Stated goal —
Give the listing again character for character, but drop the images.

Provided material —
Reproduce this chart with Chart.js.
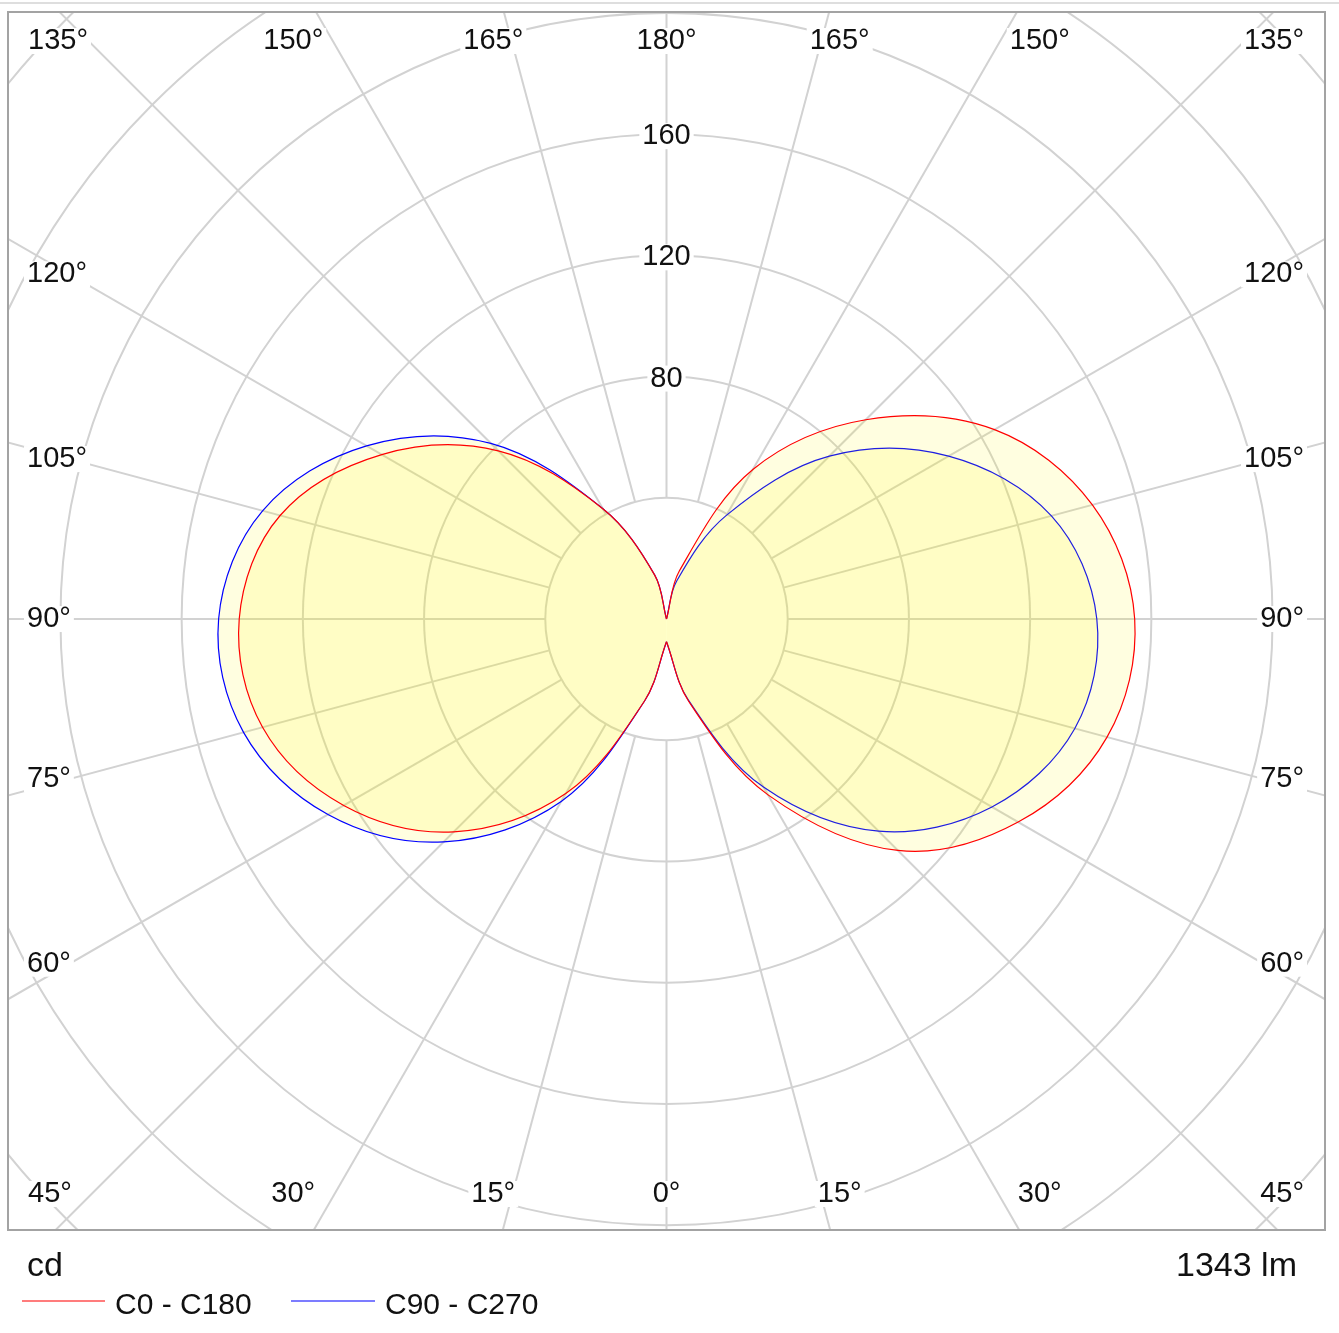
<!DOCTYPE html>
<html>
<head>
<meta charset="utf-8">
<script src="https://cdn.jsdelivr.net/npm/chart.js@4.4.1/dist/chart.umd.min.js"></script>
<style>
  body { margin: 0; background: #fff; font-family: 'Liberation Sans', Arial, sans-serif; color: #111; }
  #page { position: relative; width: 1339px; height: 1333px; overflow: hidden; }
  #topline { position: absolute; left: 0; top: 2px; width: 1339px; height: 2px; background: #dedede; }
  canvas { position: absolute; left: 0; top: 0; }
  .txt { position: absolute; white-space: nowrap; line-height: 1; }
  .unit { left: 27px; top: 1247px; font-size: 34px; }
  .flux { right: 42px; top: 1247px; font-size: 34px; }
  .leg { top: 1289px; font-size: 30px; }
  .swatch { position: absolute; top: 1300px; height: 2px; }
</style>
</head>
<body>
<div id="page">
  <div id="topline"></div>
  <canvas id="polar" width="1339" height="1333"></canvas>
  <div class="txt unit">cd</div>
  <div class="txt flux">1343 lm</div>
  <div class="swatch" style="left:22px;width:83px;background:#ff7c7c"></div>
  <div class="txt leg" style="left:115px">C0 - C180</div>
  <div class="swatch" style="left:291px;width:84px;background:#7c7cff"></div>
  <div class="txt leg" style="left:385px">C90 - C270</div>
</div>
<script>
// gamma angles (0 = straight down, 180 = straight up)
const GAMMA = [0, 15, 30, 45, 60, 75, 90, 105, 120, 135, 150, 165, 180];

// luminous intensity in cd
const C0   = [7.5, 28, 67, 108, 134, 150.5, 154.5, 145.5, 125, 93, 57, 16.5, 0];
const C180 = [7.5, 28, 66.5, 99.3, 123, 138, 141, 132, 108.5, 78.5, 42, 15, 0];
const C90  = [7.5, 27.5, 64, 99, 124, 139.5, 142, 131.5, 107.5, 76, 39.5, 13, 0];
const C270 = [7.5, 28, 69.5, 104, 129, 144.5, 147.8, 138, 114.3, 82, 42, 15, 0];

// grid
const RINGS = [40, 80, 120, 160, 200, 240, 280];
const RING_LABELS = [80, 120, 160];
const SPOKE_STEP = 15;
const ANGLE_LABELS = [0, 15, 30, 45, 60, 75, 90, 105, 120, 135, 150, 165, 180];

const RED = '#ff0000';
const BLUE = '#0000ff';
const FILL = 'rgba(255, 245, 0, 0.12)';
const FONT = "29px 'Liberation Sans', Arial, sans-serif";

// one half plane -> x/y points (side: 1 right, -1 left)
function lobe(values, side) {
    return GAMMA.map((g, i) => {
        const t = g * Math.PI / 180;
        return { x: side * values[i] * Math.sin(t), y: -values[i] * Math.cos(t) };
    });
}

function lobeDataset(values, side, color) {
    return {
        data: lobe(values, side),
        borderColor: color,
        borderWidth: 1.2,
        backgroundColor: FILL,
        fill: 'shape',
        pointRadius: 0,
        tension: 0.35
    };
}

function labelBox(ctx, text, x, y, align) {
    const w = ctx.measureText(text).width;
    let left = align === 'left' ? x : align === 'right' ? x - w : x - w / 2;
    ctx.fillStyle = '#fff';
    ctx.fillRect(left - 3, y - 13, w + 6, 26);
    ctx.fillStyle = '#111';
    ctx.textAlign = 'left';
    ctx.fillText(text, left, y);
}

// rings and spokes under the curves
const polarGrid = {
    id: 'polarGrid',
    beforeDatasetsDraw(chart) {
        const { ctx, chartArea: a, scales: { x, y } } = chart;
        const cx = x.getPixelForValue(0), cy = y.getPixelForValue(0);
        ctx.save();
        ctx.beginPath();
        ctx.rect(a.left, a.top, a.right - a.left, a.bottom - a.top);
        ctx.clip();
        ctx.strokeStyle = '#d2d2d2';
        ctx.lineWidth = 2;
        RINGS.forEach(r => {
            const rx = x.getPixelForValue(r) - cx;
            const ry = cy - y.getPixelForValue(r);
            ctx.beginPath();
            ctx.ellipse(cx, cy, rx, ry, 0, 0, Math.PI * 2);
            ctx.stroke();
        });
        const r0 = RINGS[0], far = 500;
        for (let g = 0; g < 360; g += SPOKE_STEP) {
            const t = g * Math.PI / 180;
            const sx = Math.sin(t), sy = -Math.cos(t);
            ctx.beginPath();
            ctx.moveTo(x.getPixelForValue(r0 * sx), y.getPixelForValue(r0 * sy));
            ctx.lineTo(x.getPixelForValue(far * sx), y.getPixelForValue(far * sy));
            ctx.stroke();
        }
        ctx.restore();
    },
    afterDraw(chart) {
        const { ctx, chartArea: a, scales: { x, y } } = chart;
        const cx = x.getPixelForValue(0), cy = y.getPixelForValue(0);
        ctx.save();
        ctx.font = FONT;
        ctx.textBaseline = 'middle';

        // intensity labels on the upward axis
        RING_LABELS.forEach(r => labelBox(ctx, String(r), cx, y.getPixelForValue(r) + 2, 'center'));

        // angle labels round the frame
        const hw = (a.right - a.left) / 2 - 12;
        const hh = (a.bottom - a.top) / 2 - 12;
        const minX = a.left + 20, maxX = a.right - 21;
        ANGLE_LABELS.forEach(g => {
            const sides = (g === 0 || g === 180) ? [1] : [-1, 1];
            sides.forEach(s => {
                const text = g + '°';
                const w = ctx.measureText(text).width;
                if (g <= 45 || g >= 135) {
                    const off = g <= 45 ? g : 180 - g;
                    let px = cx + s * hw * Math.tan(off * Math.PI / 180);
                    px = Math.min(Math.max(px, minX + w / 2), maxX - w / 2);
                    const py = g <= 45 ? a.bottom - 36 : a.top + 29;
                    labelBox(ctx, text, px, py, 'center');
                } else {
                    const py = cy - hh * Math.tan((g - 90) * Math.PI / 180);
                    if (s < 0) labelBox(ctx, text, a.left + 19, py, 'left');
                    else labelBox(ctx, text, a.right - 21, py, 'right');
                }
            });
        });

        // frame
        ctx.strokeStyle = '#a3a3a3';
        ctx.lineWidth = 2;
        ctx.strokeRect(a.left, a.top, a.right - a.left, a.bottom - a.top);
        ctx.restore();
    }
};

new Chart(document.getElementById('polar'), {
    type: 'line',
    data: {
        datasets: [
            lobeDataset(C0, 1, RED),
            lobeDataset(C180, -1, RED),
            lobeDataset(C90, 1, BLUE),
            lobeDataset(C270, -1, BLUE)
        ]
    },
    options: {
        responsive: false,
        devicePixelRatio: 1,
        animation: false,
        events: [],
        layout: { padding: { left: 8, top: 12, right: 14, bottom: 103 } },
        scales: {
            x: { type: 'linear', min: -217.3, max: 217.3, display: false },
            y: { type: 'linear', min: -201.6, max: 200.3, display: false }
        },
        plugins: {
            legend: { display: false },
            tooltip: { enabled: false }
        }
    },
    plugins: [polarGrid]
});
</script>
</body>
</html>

Response —
Reproduce this chart with Chart.js.
<!DOCTYPE html>
<html>
<head>
<meta charset="utf-8">
<script src="https://cdn.jsdelivr.net/npm/chart.js@4.4.1/dist/chart.umd.min.js"></script>
<style>
  body { margin: 0; background: #fff; font-family: 'Liberation Sans', Arial, sans-serif; color: #111; }
  #page { position: relative; width: 1339px; height: 1333px; overflow: hidden; }
  #topline { position: absolute; left: 0; top: 2px; width: 1339px; height: 2px; background: #dedede; }
  canvas { position: absolute; left: 0; top: 0; }
  .txt { position: absolute; white-space: nowrap; line-height: 1; }
  .unit { left: 27px; top: 1247px; font-size: 34px; }
  .flux { right: 42px; top: 1247px; font-size: 34px; }
  .leg { top: 1289px; font-size: 30px; }
  .swatch { position: absolute; top: 1300px; height: 2px; }
</style>
</head>
<body>
<div id="page">
  <div id="topline"></div>
  <canvas id="polar" width="1339" height="1333"></canvas>
  <div class="txt unit">cd</div>
  <div class="txt flux">1343 lm</div>
  <div class="swatch" style="left:22px;width:83px;background:#ff7c7c"></div>
  <div class="txt leg" style="left:115px">C0 - C180</div>
  <div class="swatch" style="left:291px;width:84px;background:#7c7cff"></div>
  <div class="txt leg" style="left:385px">C90 - C270</div>
</div>
<script>
// gamma angles (0 = straight down, 180 = straight up)
const GAMMA = [0, 15, 30, 45, 60, 75, 90, 105, 120, 135, 150, 165, 180];

// luminous intensity in cd
const C0   = [7.5, 28, 67, 108, 134, 150.5, 154.5, 145.5, 125, 93, 57, 16.5, 0];
const C180 = [7.5, 28, 66.5, 99.3, 123, 138, 141, 132, 108.5, 78.5, 42, 15, 0];
const C90  = [7.5, 27.5, 64, 99, 124, 139.5, 142, 131.5, 107.5, 76, 39.5, 13, 0];
const C270 = [7.5, 28, 69.5, 104, 129, 144.5, 147.8, 138, 114.3, 82, 42, 15, 0];

// grid
const RINGS = [40, 80, 120, 160, 200, 240, 280];
const RING_LABELS = [80, 120, 160];
const SPOKE_STEP = 15;
const ANGLE_LABELS = [0, 15, 30, 45, 60, 75, 90, 105, 120, 135, 150, 165, 180];

const RED = '#ff0000';
const BLUE = '#0000ff';
const FILL = 'rgba(255, 245, 0, 0.12)';
const FONT = "29px 'Liberation Sans', Arial, sans-serif";

// one half plane -> x/y points (side: 1 right, -1 left)
function lobe(values, side) {
    return GAMMA.map((g, i) => {
        const t = g * Math.PI / 180;
        return { x: side * values[i] * Math.sin(t), y: -values[i] * Math.cos(t) };
    });
}

function lobeDataset(values, side, color) {
    return {
        data: lobe(values, side),
        borderColor: color,
        borderWidth: 1.2,
        backgroundColor: FILL,
        fill: 'shape',
        pointRadius: 0,
        tension: 0.35
    };
}

function labelBox(ctx, text, x, y, align) {
    const w = ctx.measureText(text).width;
    let left = align === 'left' ? x : align === 'right' ? x - w : x - w / 2;
    ctx.fillStyle = '#fff';
    ctx.fillRect(left - 3, y - 13, w + 6, 26);
    ctx.fillStyle = '#111';
    ctx.textAlign = 'left';
    ctx.fillText(text, left, y);
}

// rings and spokes under the curves
const polarGrid = {
    id: 'polarGrid',
    beforeDatasetsDraw(chart) {
        const { ctx, chartArea: a, scales: { x, y } } = chart;
        const cx = x.getPixelForValue(0), cy = y.getPixelForValue(0);
        ctx.save();
        ctx.beginPath();
        ctx.rect(a.left, a.top, a.right - a.left, a.bottom - a.top);
        ctx.clip();
        ctx.strokeStyle = '#d2d2d2';
        ctx.lineWidth = 2;
        RINGS.forEach(r => {
            const rx = x.getPixelForValue(r) - cx;
            const ry = cy - y.getPixelForValue(r);
            ctx.beginPath();
            ctx.ellipse(cx, cy, rx, ry, 0, 0, Math.PI * 2);
            ctx.stroke();
        });
        const r0 = RINGS[0], far = 500;
        for (let g = 0; g < 360; g += SPOKE_STEP) {
            const t = g * Math.PI / 180;
            const sx = Math.sin(t), sy = -Math.cos(t);
            ctx.beginPath();
            ctx.moveTo(x.getPixelForValue(r0 * sx), y.getPixelForValue(r0 * sy));
            ctx.lineTo(x.getPixelForValue(far * sx), y.getPixelForValue(far * sy));
            ctx.stroke();
        }
        ctx.restore();
    },
    afterDraw(chart) {
        const { ctx, chartArea: a, scales: { x, y } } = chart;
        const cx = x.getPixelForValue(0), cy = y.getPixelForValue(0);
        ctx.save();
        ctx.font = FONT;
        ctx.textBaseline = 'middle';

        // intensity labels on the upward axis
        RING_LABELS.forEach(r => labelBox(ctx, String(r), cx, y.getPixelForValue(r) + 2, 'center'));

        // angle labels round the frame
        const hw = (a.right - a.left) / 2 - 12;
        const hh = (a.bottom - a.top) / 2 - 12;
        const minX = a.left + 20, maxX = a.right - 21;
        ANGLE_LABELS.forEach(g => {
            const sides = (g === 0 || g === 180) ? [1] : [-1, 1];
            sides.forEach(s => {
                const text = g + '°';
                const w = ctx.measureText(text).width;
                if (g <= 45 || g >= 135) {
                    const off = g <= 45 ? g : 180 - g;
                    let px = cx + s * hw * Math.tan(off * Math.PI / 180);
                    px = Math.min(Math.max(px, minX + w / 2), maxX - w / 2);
                    const py = g <= 45 ? a.bottom - 36 : a.top + 29;
                    labelBox(ctx, text, px, py, 'center');
                } else {
                    const py = cy - hh * Math.tan((g - 90) * Math.PI / 180);
                    if (s < 0) labelBox(ctx, text, a.left + 19, py, 'left');
                    else labelBox(ctx, text, a.right - 21, py, 'right');
                }
            });
        });

        // frame
        ctx.strokeStyle = '#a3a3a3';
        ctx.lineWidth = 2;
        ctx.strokeRect(a.left, a.top, a.right - a.left, a.bottom - a.top);
        ctx.restore();
    }
};

new Chart(document.getElementById('polar'), {
    type: 'line',
    data: {
        datasets: [
            lobeDataset(C0, 1, RED),
            lobeDataset(C180, -1, RED),
            lobeDataset(C90, 1, BLUE),
            lobeDataset(C270, -1, BLUE)
        ]
    },
    options: {
        responsive: false,
        devicePixelRatio: 1,
        animation: false,
        events: [],
        layout: { padding: { left: 8, top: 12, right: 14, bottom: 103 } },
        scales: {
            x: { type: 'linear', min: -217.3, max: 217.3, display: false },
            y: { type: 'linear', min: -201.6, max: 200.3, display: false }
        },
        plugins: {
            legend: { display: false },
            tooltip: { enabled: false }
        }
    },
    plugins: [polarGrid]
});
</script>
</body>
</html>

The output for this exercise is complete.